The Endocannabinoid System

We keep hearing about CBD, and some sources are making big claims about what it can do for people. To understand how cannabidiol, or CBD, benefits us, it is crucial to have information about how it works in our bodies. Therefore, a discussion of the endocannabinoid system, or ECS, is essential. We have only known about the ECS since 1990, and it isn’t yet understood fully, but we will share some important information to get you started.

 

The ECS at a Glance

Everyone has an ECS even if you don’t use cannabis, THC (delta-9-tetrahydrocannabinol) or CBD, and it is found in all vertebrate species. Experts are still trying to understand the ECS fully. What we do know is that it plays a part in several systems and body functions, including:

 

  • Liver function
  • Reproductive system function and fertility
  • Muscle formation
  • Bone remodeling and growth
  • Stress
  • Skin and nerve function
  • Appetite and digestion
  • Inflammation and other immune system responses
  • Mood
  • Learning and memory
  • Motor control
  • Sleep
  • Cardiovascular system function
  • Metabolism
  • Chronic pain

 

It is also believed that ECS is heavily involved in brain development, the ability to adapt, immunity, and almost every aspect of our physiology.

 

The ECS is made of three core components: endocannabinoids, receptors, and enzymes.

 

 

  • Endocannabinoids

 

Endocannabinoids are molecules made by your body. They’re similar to phytocannabinoids produced in cannabis, but your body produces them. Endocannabinoids help keep internal functions running smoothly. Your body produces them when you need them.

 

 

  • Endocannabinoid Receptors

 

These receptors are found throughout your body, and endocannabinoids bind to them to signal that the ECS needs to act. There are two central endocannabinoid receptors:

  • CB1 receptors, which are mostly found in the central nervous system
  • CB2 receptors, which are found primarily in your peripheral nervous system, especially immune cells

Endocannabinoids can bind to either receptor. The results of the binding change depending on several variables. Endocannabinoids might target CB1 receptors in a spinal nerve to relieve pain. Others might bind to a CB2 receptor in your immune cells to signal inflammation

 

ECS receptors are best compared to the locks as they are designed to be opened by the particular key. The keys are the endocannabinoids.

 

 

  • Enzymes

 

Enzymes are responsible for breaking down endocannabinoids once they’ve carried out their function.

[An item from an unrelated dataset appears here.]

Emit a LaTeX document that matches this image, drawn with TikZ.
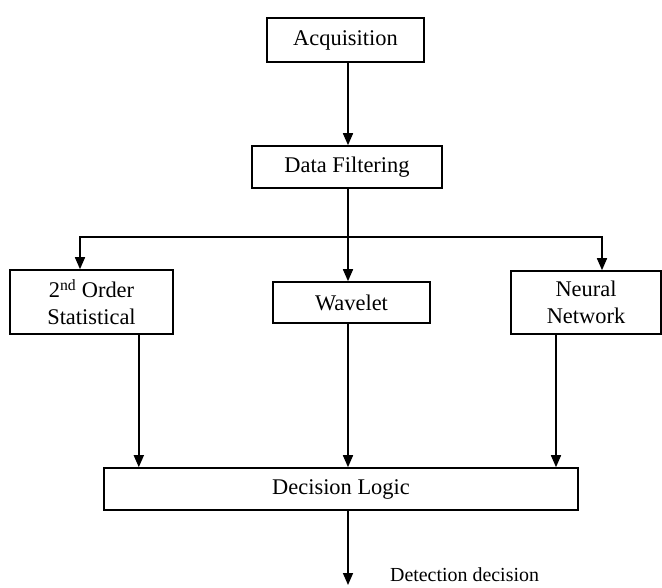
\documentclass[tikz,border=0pt]{standalone}
\usepackage{fontspec}
\setmainfont{Liberation Serif}
\usetikzlibrary{arrows.meta}
\tikzset{
  block/.style = {
    draw, rectangle, line width=1.6bp, inner sep=2bp,
    align=center, font=\fontsize{22.5}{27}\selectfont
  }
}
\tikzset{>={Triangle[length=12bp,width=10bp]}}

\begin{document}
\begin{tikzpicture}[x=1bp,y=-1bp,line width=1.6bp]
  \useasboundingbox (0,0) rectangle (662,588);
  % boxes
  \node[block,minimum width=157bp,minimum height=44bp] (acq)   at (345.5, 40)  {Acquisition};
  \node[block,minimum width=190bp,minimum height=42bp] (filt)  at (347,167)    {Data Filtering};
  \node[block,minimum width=163bp,minimum height=64bp] (stat)  at (91.5,302)   {2\textsuperscript{nd} Order\\Statistical};
  \node[block,minimum width=157bp,minimum height=41bp] (wave)  at (351.5,302.5) {Wavelet};
  \node[block,minimum width=150bp,minimum height=63bp] (neur)  at (586,302.5)  {Neural\\Network};
  \node[block,minimum width=474bp,minimum height=42bp] (logic) at (341,489)    {Decision Logic};
  \coordinate (out)   at (348,585);
  \coordinate (split) at (348,237);
  \node[anchor=west,font=\fontsize{20}{22}\selectfont] (det) at (386,575) {Detection decision};
  % arrows
  \draw[->] ([xshift=2.5bp]acq.south) -- ([xshift=2.5bp]acq.south |- filt.north);
  \draw[->] ([xshift=1bp]filt.south) -- ([xshift=1bp]filt.south |- wave.north);
  \draw[->] (split) -| ([xshift=-11.5bp]stat.north);
  \draw[->] (split) -| ([xshift=16bp]neur.north);
  \draw[->] ([xshift=47.3bp]stat.south) -- ([xshift=47.3bp]stat.south |- logic.north);
  \draw[->] ([xshift=-3.5bp]wave.south) -- ([xshift=-3.5bp]wave.south |- logic.north);
  \draw[->] ([xshift=-30bp]neur.south) -- ([xshift=-30bp]neur.south |- logic.north);
  \draw[->] ([xshift=7bp]logic.south) -- (out);
\end{tikzpicture}
\end{document}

These enzymes ensure that endocannabinoids get used when they’re needed. 

 

The Concept of Homeostasis

Homeostasis is the ability of your body to keep functioning despite changes or stressors. Our systems work together to maintain and organize our internal chemistry to achieve homeostasis in the body. In healthy organisms, processes related to homeostasis run automatically. Many systems work together to hold steady a single physiological factor, like body temperature. If there is a change in any of the systems, we might get sick or even die. The ECS is deeply involved in homeostasis and, therefore, keeping us healthy.  

 

Clinical Endocannabinoid Deficiency Syndrome

Clinical Endocannabinoid Deficiency (CED) is a syndrome that has been proposed as a cause of several illnesses and diseases, but at this point, it remains a theory introduced by Dr. Ethan Russo in 2003. He bases its idea on the discovery that many disorders are due to deficiencies in either endocannabinoids or receptors that the body needs to function correctly. Dr. Russo suggests that deficiencies in the ECS could be behind many diseases and that stimulating the ECS through the application of cannabinoids could resolve many health problems. For example, migraine headaches, fibromyalgia, Irritable Bowel Syndrome, and related conditions have things in common that suggest an endocannabinoid deficiency that may be able to be treated with cannabinoid medicines such as CBD.

 

How does CBD interact with the ECS?

CBD is a primary cannabinoid found in cannabis, and it may be able to help address issues related to CED. CBD doesn’t make you “high” and typically doesn’t cause any adverse effects.

 

Experts aren’t entirely sure how CBD interacts with the ECS, but they do know that most cannabinoids can bind to both the CB1 and CB2 types of receptors. This is true for both the endocannabinoids (made in the body) and phytocannabinoids (made in plants). However, the phytocannabinoid CBD doesn’t directly trigger either receptor. CBD plays a more significant role in the ECS, influencing other types of receptors while also enhancing your natural levels of endocannabinoids. 

 

Many believe CBD works by preventing endocannabinoids from being broken down. This allows them to have more of an effect on your body. Others believe that CBD binds to a receptor that hasn’t been discovered yet.  One popular theory says that CBD modifies CB1 receptors so that they are harder to activate and that CBD helps boost your natural levels of endocannabinoids. This dual activity of CBD on the endocannabinoid system, as well as its innumerable benefits on other systems, can create a balancing effect for many people. There is still much to learn.

 

While the details of how it works are still under debate, research suggests that CBD can help with chronic pain, substance use disorder, Irritable Bowel Syndrome, and other symptoms associated with multiple conditions.